=== Required task ===
Leave out the pictures, and write out exactly the lines from the beginning of the material to the line holding "incongruent_se = [0.34, 0.45, 0.25, 0.43]", that line included, and nothing else.
####
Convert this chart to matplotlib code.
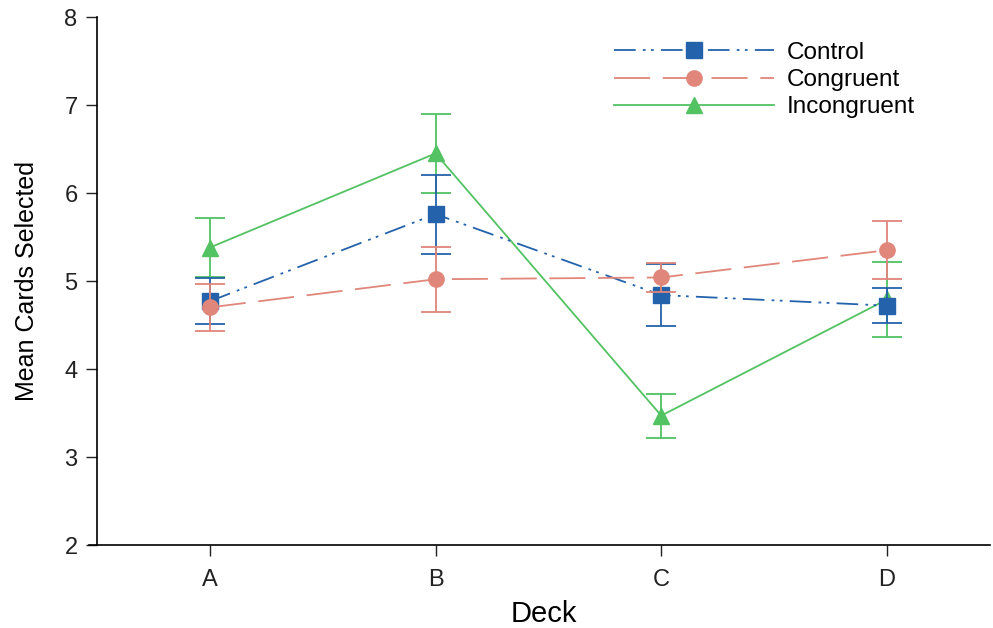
import matplotlib
matplotlib.use("Agg")
import matplotlib.pyplot as plt

plt.rcParams['font.family'] = ['Liberation Sans', 'DejaVu Sans']

decks = ["A", "B", "C", "D"]
groups = ["Control", "Congruent", "Incongruent"]

control_mean = [4.77, 5.76, 4.84, 4.72]
control_se = [0.26, 0.45, 0.35, 0.20]
congruent_mean = [4.70, 5.02, 5.04, 5.35]
congruent_se = [0.27, 0.37, 0.17, 0.33]
incongruent_mean = [5.38, 6.45, 3.47, 4.79]
incongruent_se = [0.34, 0.45, 0.25, 0.43]

colors = {"Control": "#2462ab", "Congruent": "#e0867a", "Incongruent": "#52c262"}
markers = {"Control": "s", "Congruent": "o", "Incongruent": "^"}
styles = {"Control": (0, (12, 4, 1.5, 3, 1.5, 4)),
          "Congruent": (0, (20, 7)),
          "Incongruent": "-"}
series = {"Control": (control_mean, control_se),
          "Congruent": (congruent_mean, congruent_se),
          "Incongruent": (incongruent_mean, incongruent_se)}
zorders = {"Incongruent": 3, "Control": 4, "Congruent": 5}

fig = plt.figure(figsize=(9.93, 6.28), dpi=100)
ax = fig.add_axes([97 / 993, 83 / 628, (990 - 97) / 993, (545 - 17) / 628])

x = list(range(1, len(decks) + 1))
handles = {}
for g in ["Incongruent", "Control", "Congruent"]:
    m, se = series[g]
    c = colors[g]
    ax.errorbar(x, m, yerr=se, fmt="none", ecolor=c, elinewidth=1.3,
                capsize=11, capthick=1.3, zorder=zorders[g])
    ln, = ax.plot(x, m, color=c, linestyle=styles[g], linewidth=1.3,
                  marker=markers[g], markersize=11 if g != "Incongruent" else 12,
                  markeredgecolor=c, markerfacecolor=c, zorder=zorders[g] + 0.5)
    handles[g] = ln

ax.set_xlim(0.5, 0.5 + (990 - 97) / 225.7)
ax.set_ylim(2, 8)
ax.set_xticks(x)
ax.set_xticklabels(decks)
ax.set_yticks(range(2, 9))

for s in ("top", "right"):
    ax.spines[s].set_visible(False)
ax.spines["left"].set_linewidth(1.2)
ax.spines["bottom"].set_linewidth(1.2)
ax.spines["bottom"].set_bounds(0.5 - 8 / 225.7, ax.get_xlim()[1])
ax.tick_params(axis="both", direction="out", length=8, width=1.0,
               labelsize=17, colors="#222222", pad=6)
ax.tick_params(axis="x", pad=9)

ax.set_xlabel("Deck", fontsize=21, labelpad=7)
ax.set_ylabel("Mean Cards Selected", fontsize=18, labelpad=18)

ax.legend([handles[g] for g in groups], groups, loc="upper left",
          bbox_to_anchor=((604 - 97) / (990 - 97), 1 - (32 - 17) / (545 - 17)),
          frameon=False, fontsize=17.5, handlelength=6.6, numpoints=1,
          labelspacing=0.22, handletextpad=0.5, borderaxespad=0)

fig.savefig("out.png", dpi=100)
####
=== Response ===
Convert this chart to matplotlib code.
import matplotlib
matplotlib.use("Agg")
import matplotlib.pyplot as plt

plt.rcParams['font.family'] = ['Liberation Sans', 'DejaVu Sans']

decks = ["A", "B", "C", "D"]
groups = ["Control", "Congruent", "Incongruent"]

control_mean = [4.77, 5.76, 4.84, 4.72]
control_se = [0.26, 0.45, 0.35, 0.20]
congruent_mean = [4.70, 5.02, 5.04, 5.35]
congruent_se = [0.27, 0.37, 0.17, 0.33]
incongruent_mean = [5.38, 6.45, 3.47, 4.79]
incongruent_se = [0.34, 0.45, 0.25, 0.43]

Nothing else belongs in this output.